__GIVEN REQUEST__
Identify all lines below that hold "image" and collect them.
◆ ◆ ◆
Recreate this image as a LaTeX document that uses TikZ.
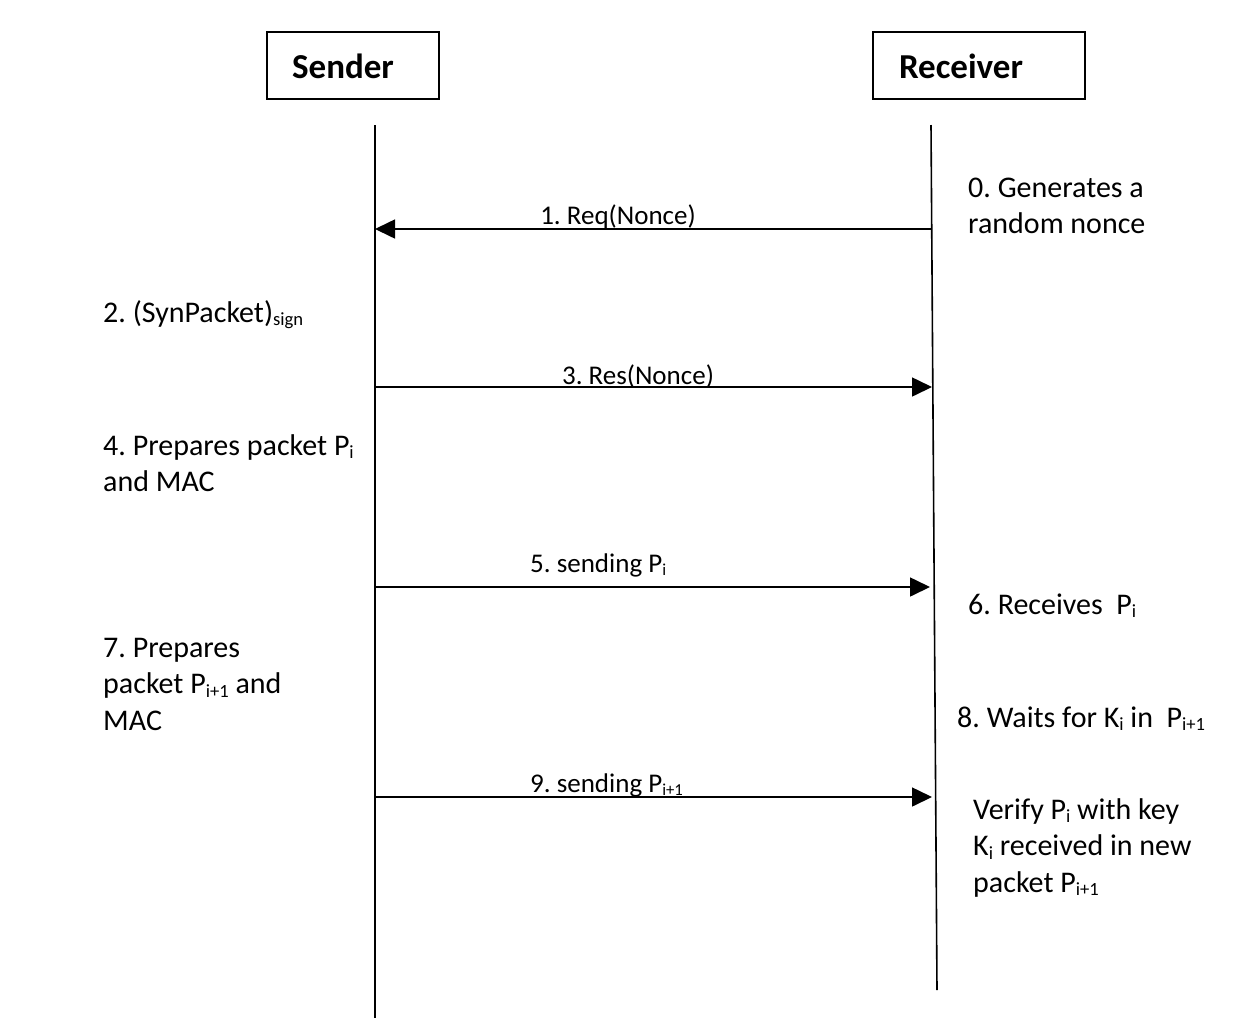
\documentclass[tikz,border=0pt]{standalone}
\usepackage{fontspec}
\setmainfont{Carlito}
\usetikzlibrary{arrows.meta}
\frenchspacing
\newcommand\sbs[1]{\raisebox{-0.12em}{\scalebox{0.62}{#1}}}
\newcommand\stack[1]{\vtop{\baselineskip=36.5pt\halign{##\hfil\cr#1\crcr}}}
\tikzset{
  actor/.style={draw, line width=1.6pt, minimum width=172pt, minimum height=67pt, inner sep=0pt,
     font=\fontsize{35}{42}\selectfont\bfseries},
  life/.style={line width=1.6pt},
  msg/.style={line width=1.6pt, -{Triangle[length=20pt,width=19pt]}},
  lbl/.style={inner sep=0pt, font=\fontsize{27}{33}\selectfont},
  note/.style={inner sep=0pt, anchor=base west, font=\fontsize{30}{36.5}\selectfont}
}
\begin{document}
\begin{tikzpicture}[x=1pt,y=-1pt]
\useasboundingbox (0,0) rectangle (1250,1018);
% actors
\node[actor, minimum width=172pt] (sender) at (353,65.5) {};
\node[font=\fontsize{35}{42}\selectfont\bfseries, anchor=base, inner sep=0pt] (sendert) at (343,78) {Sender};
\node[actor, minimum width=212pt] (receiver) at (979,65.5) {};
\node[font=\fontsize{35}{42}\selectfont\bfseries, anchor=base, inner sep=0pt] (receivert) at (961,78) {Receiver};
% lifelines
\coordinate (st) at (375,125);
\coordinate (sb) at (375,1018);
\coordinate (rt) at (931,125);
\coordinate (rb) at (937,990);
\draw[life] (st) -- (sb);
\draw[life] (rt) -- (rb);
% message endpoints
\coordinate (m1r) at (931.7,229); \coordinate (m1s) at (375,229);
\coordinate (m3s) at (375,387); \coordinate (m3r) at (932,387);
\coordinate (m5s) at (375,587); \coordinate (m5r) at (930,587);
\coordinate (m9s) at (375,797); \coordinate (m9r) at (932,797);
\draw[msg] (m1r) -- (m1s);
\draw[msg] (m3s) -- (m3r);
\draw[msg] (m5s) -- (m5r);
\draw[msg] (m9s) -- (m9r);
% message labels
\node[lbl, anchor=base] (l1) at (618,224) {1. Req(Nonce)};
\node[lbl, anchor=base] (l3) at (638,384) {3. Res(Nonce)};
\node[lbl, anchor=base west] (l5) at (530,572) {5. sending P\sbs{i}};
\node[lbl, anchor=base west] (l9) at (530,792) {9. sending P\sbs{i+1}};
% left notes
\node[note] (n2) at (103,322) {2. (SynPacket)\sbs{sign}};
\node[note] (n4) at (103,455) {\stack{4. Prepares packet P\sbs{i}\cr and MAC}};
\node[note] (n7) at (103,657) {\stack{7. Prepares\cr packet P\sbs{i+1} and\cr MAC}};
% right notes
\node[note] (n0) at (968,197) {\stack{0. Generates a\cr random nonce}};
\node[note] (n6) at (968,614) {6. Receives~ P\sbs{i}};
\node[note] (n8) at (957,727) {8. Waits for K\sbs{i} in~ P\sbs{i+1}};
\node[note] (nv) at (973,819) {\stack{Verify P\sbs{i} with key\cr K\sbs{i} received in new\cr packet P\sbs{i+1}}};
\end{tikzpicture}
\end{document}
◆ ◆ ◆
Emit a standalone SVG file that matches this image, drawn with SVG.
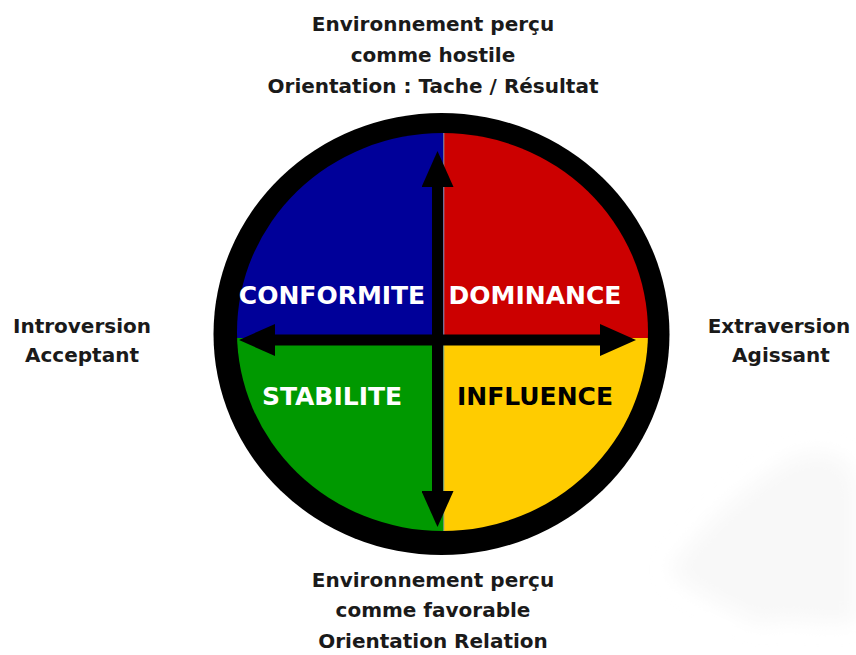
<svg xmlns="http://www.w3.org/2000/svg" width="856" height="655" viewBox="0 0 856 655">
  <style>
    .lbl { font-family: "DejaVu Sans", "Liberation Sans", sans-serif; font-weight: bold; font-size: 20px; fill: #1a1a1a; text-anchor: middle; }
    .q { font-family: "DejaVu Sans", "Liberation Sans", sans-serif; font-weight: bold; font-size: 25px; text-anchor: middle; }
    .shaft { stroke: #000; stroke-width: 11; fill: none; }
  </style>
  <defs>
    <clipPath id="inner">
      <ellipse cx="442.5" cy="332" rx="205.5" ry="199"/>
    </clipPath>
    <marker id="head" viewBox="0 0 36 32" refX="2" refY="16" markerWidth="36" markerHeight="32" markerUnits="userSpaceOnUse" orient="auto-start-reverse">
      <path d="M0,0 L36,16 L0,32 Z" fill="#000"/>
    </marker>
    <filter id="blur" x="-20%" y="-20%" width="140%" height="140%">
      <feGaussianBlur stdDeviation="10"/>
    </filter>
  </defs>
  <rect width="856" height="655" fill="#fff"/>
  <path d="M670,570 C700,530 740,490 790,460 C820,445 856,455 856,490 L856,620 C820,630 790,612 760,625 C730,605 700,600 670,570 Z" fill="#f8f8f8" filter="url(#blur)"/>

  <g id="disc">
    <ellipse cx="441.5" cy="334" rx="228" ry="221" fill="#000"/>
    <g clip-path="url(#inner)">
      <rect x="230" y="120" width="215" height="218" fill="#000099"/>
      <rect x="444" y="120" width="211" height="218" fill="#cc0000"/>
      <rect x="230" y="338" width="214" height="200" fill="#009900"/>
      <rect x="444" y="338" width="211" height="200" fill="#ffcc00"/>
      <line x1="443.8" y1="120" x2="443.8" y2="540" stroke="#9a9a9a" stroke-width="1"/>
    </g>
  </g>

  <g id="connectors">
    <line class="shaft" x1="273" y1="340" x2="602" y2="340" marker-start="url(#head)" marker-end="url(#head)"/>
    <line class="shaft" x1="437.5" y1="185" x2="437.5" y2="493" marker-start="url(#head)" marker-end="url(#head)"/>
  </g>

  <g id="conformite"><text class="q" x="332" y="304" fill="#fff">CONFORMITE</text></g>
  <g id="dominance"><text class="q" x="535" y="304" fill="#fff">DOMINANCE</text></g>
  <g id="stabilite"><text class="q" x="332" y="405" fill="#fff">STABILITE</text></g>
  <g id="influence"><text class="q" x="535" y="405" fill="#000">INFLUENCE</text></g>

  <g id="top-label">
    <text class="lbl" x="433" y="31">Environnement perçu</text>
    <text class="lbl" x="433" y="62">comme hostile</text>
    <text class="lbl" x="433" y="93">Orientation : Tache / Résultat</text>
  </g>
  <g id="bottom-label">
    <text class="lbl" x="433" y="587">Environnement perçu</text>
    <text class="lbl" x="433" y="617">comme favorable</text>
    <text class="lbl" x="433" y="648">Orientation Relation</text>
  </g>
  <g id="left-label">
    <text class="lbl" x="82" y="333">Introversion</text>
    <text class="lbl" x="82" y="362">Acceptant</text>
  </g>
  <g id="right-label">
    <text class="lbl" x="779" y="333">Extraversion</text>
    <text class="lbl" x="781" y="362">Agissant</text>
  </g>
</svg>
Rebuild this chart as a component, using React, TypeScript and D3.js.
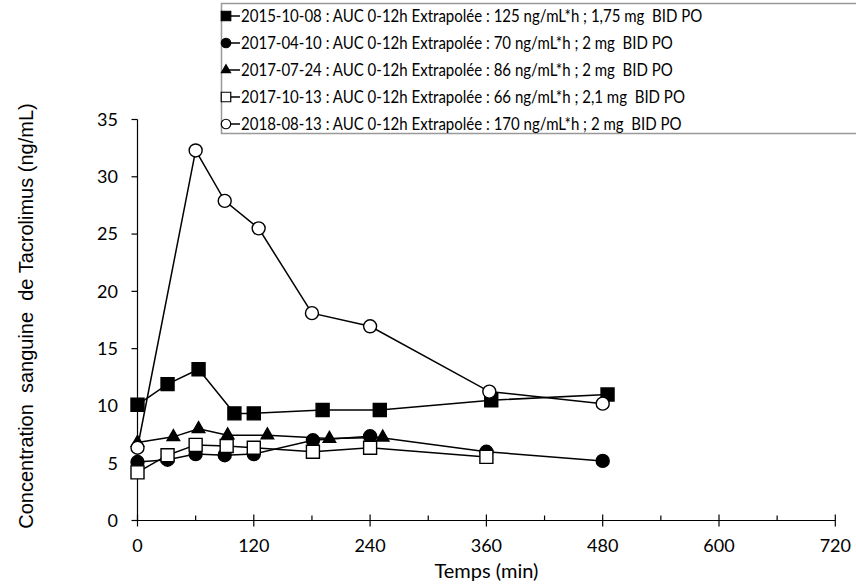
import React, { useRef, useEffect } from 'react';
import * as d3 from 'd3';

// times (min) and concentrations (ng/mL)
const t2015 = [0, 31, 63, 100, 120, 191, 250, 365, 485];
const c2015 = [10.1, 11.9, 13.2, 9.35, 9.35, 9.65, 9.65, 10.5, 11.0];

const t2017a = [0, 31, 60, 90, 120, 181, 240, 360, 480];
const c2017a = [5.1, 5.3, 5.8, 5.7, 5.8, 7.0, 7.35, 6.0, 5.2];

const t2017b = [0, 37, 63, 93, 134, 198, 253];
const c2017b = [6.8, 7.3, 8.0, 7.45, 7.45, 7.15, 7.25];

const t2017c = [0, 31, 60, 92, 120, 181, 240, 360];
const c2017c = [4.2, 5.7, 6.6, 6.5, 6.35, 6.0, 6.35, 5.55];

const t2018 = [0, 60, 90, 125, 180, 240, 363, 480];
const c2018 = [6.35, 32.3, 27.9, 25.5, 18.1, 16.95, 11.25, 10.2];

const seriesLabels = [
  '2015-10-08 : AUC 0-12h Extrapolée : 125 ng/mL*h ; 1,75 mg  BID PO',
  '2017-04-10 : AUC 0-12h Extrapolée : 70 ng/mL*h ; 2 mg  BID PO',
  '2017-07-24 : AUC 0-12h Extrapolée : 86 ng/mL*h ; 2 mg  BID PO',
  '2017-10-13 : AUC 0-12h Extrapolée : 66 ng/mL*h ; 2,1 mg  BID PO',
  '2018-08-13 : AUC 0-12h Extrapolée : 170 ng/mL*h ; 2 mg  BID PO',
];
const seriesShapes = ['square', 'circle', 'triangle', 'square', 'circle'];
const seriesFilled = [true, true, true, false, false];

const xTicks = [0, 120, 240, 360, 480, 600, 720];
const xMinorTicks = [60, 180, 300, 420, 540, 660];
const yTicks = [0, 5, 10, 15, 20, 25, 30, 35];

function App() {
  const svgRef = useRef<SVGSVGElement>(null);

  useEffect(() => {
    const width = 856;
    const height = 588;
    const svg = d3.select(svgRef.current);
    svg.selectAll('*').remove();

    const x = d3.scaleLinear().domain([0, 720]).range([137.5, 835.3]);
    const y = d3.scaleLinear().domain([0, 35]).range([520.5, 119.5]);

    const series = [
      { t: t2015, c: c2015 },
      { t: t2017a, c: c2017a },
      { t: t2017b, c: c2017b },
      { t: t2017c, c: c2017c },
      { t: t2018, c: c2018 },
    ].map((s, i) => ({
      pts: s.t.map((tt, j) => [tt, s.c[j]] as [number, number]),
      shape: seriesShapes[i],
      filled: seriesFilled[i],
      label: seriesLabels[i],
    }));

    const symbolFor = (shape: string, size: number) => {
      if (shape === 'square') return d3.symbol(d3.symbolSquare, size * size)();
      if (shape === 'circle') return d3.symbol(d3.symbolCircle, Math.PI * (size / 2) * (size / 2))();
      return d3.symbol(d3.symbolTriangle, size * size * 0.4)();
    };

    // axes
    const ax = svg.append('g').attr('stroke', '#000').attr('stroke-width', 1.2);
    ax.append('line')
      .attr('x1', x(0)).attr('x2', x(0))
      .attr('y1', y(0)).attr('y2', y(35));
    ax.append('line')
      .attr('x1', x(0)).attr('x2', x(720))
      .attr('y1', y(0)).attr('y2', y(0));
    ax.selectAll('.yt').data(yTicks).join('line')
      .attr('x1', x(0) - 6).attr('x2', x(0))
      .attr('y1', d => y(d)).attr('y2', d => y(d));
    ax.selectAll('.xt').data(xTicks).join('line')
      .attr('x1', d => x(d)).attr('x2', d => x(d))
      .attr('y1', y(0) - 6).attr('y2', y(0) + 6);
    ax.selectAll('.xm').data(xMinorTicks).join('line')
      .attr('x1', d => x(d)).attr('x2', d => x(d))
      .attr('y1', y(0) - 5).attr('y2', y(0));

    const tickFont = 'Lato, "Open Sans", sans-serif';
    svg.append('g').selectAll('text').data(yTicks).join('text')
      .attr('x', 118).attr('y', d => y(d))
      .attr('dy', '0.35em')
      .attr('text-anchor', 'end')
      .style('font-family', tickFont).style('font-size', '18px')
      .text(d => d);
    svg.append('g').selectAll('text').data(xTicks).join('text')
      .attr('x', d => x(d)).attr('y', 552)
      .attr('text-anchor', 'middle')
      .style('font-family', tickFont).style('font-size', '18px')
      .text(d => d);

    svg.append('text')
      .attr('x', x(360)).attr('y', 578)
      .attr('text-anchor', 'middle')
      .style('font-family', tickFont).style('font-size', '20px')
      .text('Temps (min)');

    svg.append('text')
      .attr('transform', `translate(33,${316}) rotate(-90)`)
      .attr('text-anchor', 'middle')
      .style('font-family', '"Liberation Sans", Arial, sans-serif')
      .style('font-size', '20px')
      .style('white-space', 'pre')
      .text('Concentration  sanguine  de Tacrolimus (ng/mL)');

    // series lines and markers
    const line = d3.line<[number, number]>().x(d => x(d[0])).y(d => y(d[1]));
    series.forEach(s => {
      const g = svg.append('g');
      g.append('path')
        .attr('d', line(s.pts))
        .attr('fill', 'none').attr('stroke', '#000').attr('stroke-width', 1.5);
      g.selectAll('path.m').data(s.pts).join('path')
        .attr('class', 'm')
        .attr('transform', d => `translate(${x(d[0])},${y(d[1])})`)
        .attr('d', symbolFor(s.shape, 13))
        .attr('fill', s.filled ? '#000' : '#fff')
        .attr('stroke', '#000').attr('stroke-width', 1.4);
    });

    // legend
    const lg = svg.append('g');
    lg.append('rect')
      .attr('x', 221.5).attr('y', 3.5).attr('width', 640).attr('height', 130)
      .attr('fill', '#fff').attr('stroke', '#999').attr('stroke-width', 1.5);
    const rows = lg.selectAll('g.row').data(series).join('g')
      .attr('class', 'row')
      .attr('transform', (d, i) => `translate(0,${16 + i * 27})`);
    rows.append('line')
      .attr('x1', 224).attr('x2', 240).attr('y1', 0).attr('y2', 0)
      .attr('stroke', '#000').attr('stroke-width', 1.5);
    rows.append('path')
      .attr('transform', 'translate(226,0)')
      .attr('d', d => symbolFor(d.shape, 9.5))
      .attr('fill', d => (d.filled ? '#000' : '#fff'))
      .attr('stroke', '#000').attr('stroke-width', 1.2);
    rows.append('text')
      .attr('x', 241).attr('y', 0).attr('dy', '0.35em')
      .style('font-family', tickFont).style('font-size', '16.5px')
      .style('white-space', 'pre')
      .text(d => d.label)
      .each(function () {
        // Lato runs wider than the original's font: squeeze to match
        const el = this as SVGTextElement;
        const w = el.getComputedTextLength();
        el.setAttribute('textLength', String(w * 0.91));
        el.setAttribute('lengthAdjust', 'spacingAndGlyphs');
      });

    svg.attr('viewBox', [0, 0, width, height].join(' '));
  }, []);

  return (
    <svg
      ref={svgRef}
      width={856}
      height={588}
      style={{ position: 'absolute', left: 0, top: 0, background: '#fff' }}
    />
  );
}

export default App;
◆ ◆ ◆
__REPLY__
Recreate this image as a LaTeX document that uses TikZ.
Emit a standalone SVG file that matches this image, drawn with SVG.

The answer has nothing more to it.